Many people may walk by the Sacramento Convention Center Complex or Folsom Boulevard and 65th Street and wonder, “What is the deal with all these huge sculptures?” If they had gone to the lecture by Stephen Kaltenbach on March 29, they would know. As fellow attendee Peggy Murphy, 23, said, “It is nice to know who is behind those big heads.”

Stephen Kaltenbach has been an artist for over 40 years and has created pieces of art that are on display in the Museums of Modern Art in New York and San Francisco as well as the local Crocker Art Museum. He attained his bachelor’s degree as well as his master’s at University of California, Davis and began teaching at California State University, Sacramento in 1970.

Kaltenbach said in his lecture that his main focus early on in his artistic career was conceptual art. He said that instead of creating tangible pieces of art, he preferred to create concepts and ideas. One such idea, which he even admitted was a bad one, was a comment on global warming. His idea was to place iron plates around the sun to limit our exposure. Like he said, “bad idea.”

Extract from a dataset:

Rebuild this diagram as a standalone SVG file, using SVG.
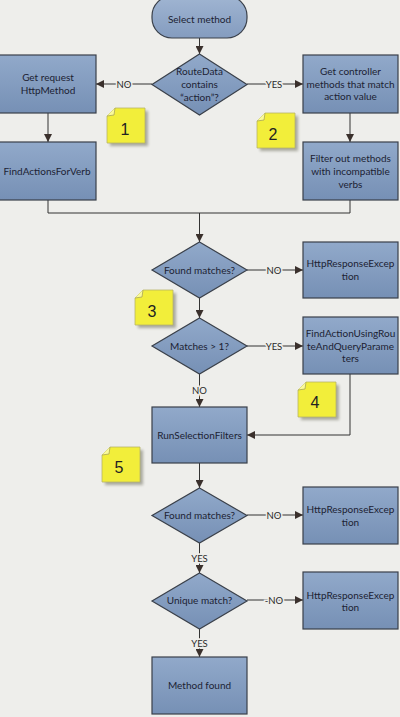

One student in attendance, Mike Ray, a 20-year-old who has not decided on a major, found the conceptual art to be interesting while also a little confusing, “I never really knew what conceptual art was, but I guess it was interesting to see how even just ideas can be art.”

Kaltenbach went on to discuss more of his tangible artwork including a massive painting of his dad, titled “Portrait of my Father.” He said this painting took him eight years to finish and that he was secluded for most of the time. His seclusion apparently led to some sort of spiritual conversion that Kaltenbach said “changed his life.”

The end of the lecture focused on the aforementioned large sculptures and heads in front of the Sacramento Convention Center named “Time to Cast Away Stones,” as well as the head on the corner of Folsom Boulevard and 65th Street titled “Matter Contemplates Spirit.” Kaltenbach finished the convention center project in 1999 and the large head in front of Dos Coyotes in 2005.

Kaltenbach said the 9-foot-by-7-foot-by-68-foot “Time to Cast Away Stones” sculpture was very difficult and time-consuming. The sculpture features heads of Hindu gods, Buddhist symbols, and other cultural images. Kaltenbach said it was meant to be a representation of cultures coming together.

Kaltenbach’s lecture was interesting and informative for all in attendance. For artists and non-artists alike, Kaltenbach provided interesting insight into being an artist.